LA PROFEZIA DI NAKAMURA SUL CENTRO SIDERURGICO DI TARANTO: “UN IMPIANTO A CICLO INTEGRALE PUÒ RIMANERE IN ESERCIZIO ANCHE PER CINQUANT’ANNI…
Quando arriverà il Big One non capiremo perché. Non siamo preparati, non immaginiamo che una fabbrica possa chiudere o il suo proprietario possa decidere di cambiare le sue strategie o il mercato suggerirne di nuove. Lo Stato chiuse Bagnoli e un privato non potrebbe chiudere Taranto? Anche i teorici del libero mercato e della libertà di impresa non vengono sfiorati dal dubbio, o forse la potenza del sistema Ilva con la sua batteria di comunicatori e la sua rete di addetti alle relazioni esterne hanno soggiogato il pensiero di chiunque, e fatto dimenticare, se qualcuno le avesse ascoltate, le parole di un esperto, il manager giapponese Nakamura: “Un impianto a ciclo integrale, con buona manutenzione, può rimanere in esercizio anche per cinquant’anni di seguito.
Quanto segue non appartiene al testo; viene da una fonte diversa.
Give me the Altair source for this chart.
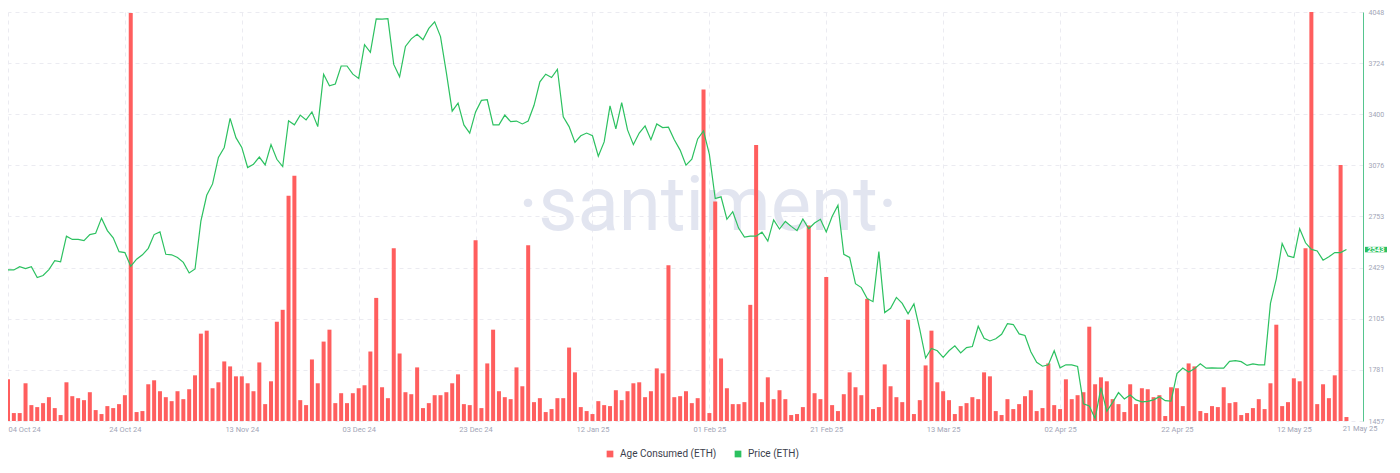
import altair as alt
import pandas as pd

# ---------------- data ----------------
start_date = "2024-10-04"
n_days = 230
dates = pd.date_range(start_date, periods=n_days, freq="D")

age_consumed = [
    42, 8, 8, 38, 16, 14, 18, 24, 13, 6,
    39, 25, 23, 21, 29, 11, 7, 15, 13, 17,
    26, 411, 9, 10, 37, 41, 30, 24, 20, 30,
    22, 32, 46, 88, 91, 33, 39, 60, 55, 45,
    45, 38, 30, 59, 17, 40, 100, 112, 227, 247,
    21, 16, 62, 38, 80, 92, 18, 28, 18, 28,
    33, 36, 70, 124, 34, 23, 174, 68, 29, 27,
    54, 13, 18, 26, 26, 29, 38, 47, 17, 16,
    182, 13, 58, 92, 30, 24, 22, 54, 35, 177,
    19, 23, 9, 12, 23, 23, 74, 49, 14, 10,
    7, 20, 16, 15, 31, 21, 30, 38, 39, 24,
    30, 53, 48, 157, 24, 25, 30, 18, 23, 334,
    8, 221, 63, 33, 17, 17, 19, 117, 278, 19,
    44, 22, 31, 22, 6, 7, 14, 197, 28, 22,
    145, 16, 10, 27, 49, 34, 26, 123, 12, 14,
    57, 35, 24, 19, 102, 7, 21, 56, 91, 39,
    30, 21, 7, 15, 18, 24, 22, 49, 45, 10,
    6, 22, 12, 17, 25, 31, 10, 13, 58, 16,
    12, 42, 22, 26, 29, 95, 37, 44, 40, 22,
    17, 9, 37, 17, 33, 32, 24, 26, 5, 34,
    33, 15, 58, 55, 10, 8, 15, 14, 34, 18,
    19, 6, 8, 13, 22, 12, 38, 97, 15, 19,
    43, 40, 174, 412, 17, 37, 23, 46, 258, 4,
]

price = [
    2414, 2414, 2435, 2422, 2435, 2366, 2379, 2416, 2472, 2466,
    2628, 2607, 2607, 2600, 2638, 2646, 2742, 2663, 2617, 2530,
    2524, 2437, 2482, 2510, 2551, 2638, 2655, 2513, 2510, 2493,
    2462, 2395, 2420, 2723, 2887, 2959, 3127, 3190, 3374, 3252,
    3190, 3063, 3084, 3129, 3079, 3208, 3115, 3069, 3359, 3333,
    3395, 3364, 3415, 3322, 3654, 3581, 3592, 3706, 3706, 3654,
    3627, 3841, 3793, 4004, 4003, 4006, 3716, 3637, 3830, 3878,
    3907, 3872, 3944, 3986, 3892, 3664, 3420, 3471, 3333, 3281,
    3415, 3488, 3492, 3333, 3333, 3395, 3353, 3357, 3339, 3357,
    3457, 3606, 3654, 3633, 3685, 3384, 3322, 3222, 3264, 3281,
    3264, 3135, 3225, 3453, 3308, 3474, 3301, 3208, 3281, 3326,
    3239, 3339, 3316, 3318, 3239, 3173, 3078, 3115, 3244, 3295,
    3146, 2866, 2877, 2735, 2783, 2679, 2622, 2628, 2628, 2653,
    2597, 2731, 2673, 2721, 2690, 2663, 2737, 2675, 2711, 2735,
    2655, 2752, 2824, 2513, 2493, 2327, 2302, 2233, 2213, 2530,
    2144, 2171, 2240, 2202, 2136, 2199, 2037, 1856, 1916, 1902,
    1860, 1902, 1933, 1888, 1922, 1929, 2057, 1981, 1964, 1978,
    2006, 2074, 2068, 2009, 1999, 1896, 1829, 1804, 1813, 1902,
    1794, 1813, 1813, 1802, 1566, 1552, 1473, 1669, 1518, 1575,
    1637, 1597, 1622, 1591, 1578, 1581, 1591, 1611, 1586, 1583,
    1757, 1792, 1767, 1788, 1819, 1792, 1794, 1792, 1792, 1835,
    1840, 1833, 1809, 1819, 1813, 1813, 2202, 2358, 2582, 2503,
    2493, 2675, 2586, 2544, 2534, 2476, 2497, 2524, 2524, 2543,
]

tick_dates = ["2024-10-04", "2024-10-24", "2024-11-13", "2024-12-03",
              "2024-12-23", "2025-01-12", "2025-02-01", "2025-02-21",
              "2025-03-13", "2025-04-02", "2025-04-22", "2025-05-12"]
end_label = ["21 May 25"]
price_ticks = [1457, 1781, 2105, 2429, 2753, 3076, 3400, 3724, 4048]
series_names = ["Age Consumed (ETH)", "Price (ETH)"]
series_colors = ["#ff5e5e", "#2cc160"]
watermark = ["·santiment·"]

# ---------------- layout ----------------
W, H = 1355, 409
FONT = "Roboto"
GRID = "#ebebf1"
LABEL = "#a2a5b6"

bars_df = pd.DataFrame({"date": dates, "value": age_consumed,
                        "series": series_names[0]})
price_df = pd.DataFrame({"date": dates, "price": price,
                         "series": series_names[1]})
last_df = pd.DataFrame({"date": [dates[-1]], "price": [price[-1]],
                        "label": [str(price[-1])]})


def dt(s, hours=0):
    t = pd.Timestamp(s)
    return alt.DateTime(year=t.year, month=t.month, date=t.day, hours=hours)


x_enc = alt.X(
    "date:T",
    scale=alt.Scale(domain=[dt("2024-10-04"), dt("2025-05-23", 20)],
                    nice=False, padding=0),
    axis=alt.Axis(values=[dt(d) for d in tick_dates], format="%d %b %y",
                  labelFlush=True, grid=True, gridDash=[4, 4], gridColor=GRID,
                  domain=False, ticks=False, labelFontSize=7.5,
                  labelColor=LABEL, labelPadding=4, labelFont=FONT, title=None),
)

color_enc = alt.Color(
    "series:N",
    scale=alt.Scale(domain=series_names, range=series_colors),
    legend=alt.Legend(orient="none", legendX=597, legendY=437,
                      direction="horizontal", title=None, symbolType="square",
                      symbolSize=45, symbolStrokeWidth=0, labelFontSize=10,
                      labelColor="#3b3e4c", labelFont=FONT, columnPadding=16,
                      labelOffset=5),
)

price_y = alt.Y(
    "price:Q",
    scale=alt.Scale(domain=[1457, 4048], nice=False, zero=False),
    axis=alt.Axis(orient="right", values=price_ticks, format="d", grid=True,
                  gridDash=[4, 4], gridColor=GRID, domainColor="#55c58f",
                  ticks=False, labelFontSize=7, labelColor=LABEL,
                  labelPadding=5, labelFont=FONT, title=None),
)

wm = alt.Chart(pd.DataFrame({"t": watermark})).mark_text(
    font=FONT, fontSize=76, fontWeight=400, color="#e2e5f0",
    align="center", baseline="alphabetic",
).encode(x=alt.value(700), y=alt.value(218), text="t:N")

bars = alt.Chart(bars_df).mark_bar(width=4, clip=True).encode(
    x=x_enc,
    y=alt.Y("value:Q", scale=alt.Scale(domain=[0, 412], nice=False), axis=None),
    color=color_enc,
)

line = alt.Chart(price_df).mark_line(strokeWidth=1.2, clip=True).encode(
    x=x_enc, y=price_y, color=alt.Color("series:N"),
)

badge = alt.Chart(last_df).mark_point(
    shape="M-1,-0.25L1,-0.25L1,0.25L-1,0.25Z", filled=True, size=484,
    opacity=1, strokeWidth=0, color=series_colors[1],
).encode(x=alt.value(W + 13), y=price_y)

badge_text = alt.Chart(last_df).mark_text(
    color="white", fontSize=7.5, fontWeight="bold", font=FONT,
    align="center", baseline="middle",
).encode(x=alt.value(W + 13), y=price_y, text="label:N")

end_text = alt.Chart(pd.DataFrame({"t": end_label})).mark_text(
    color=LABEL, fontSize=7.5, font=FONT, align="center", baseline="top",
).encode(x=alt.value(W - 3), y=alt.value(H + 4), text="t:N")

price_layer = alt.layer(line, badge, badge_text)

chart = alt.layer(wm, bars, price_layer, end_text).resolve_scale(
    y="independent"
).properties(
    width=W, height=H,
    padding={"left": 0, "top": 0, "right": 5, "bottom": 0},
    background="white",
).configure_view(strokeWidth=0)

chart.save("out.html", embed_options={"renderer": "svg", "actions": False})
Quello di Taranto è il più recente di tutto il continente e potrà funzionare ancora per venti o trent’anni“. Lo stabilimento siderurgico di Taranto ha cinquantadue anni. Nakamura scrisse quelle parole nel 1993, diciannove anni fa.
Noi non prendiamo in esame l’eventualità del dopo, non vediamo il crepuscolo di una storia, l’Ilva è infinita, immortale. Perciò davanti al Big One saremo disarmati.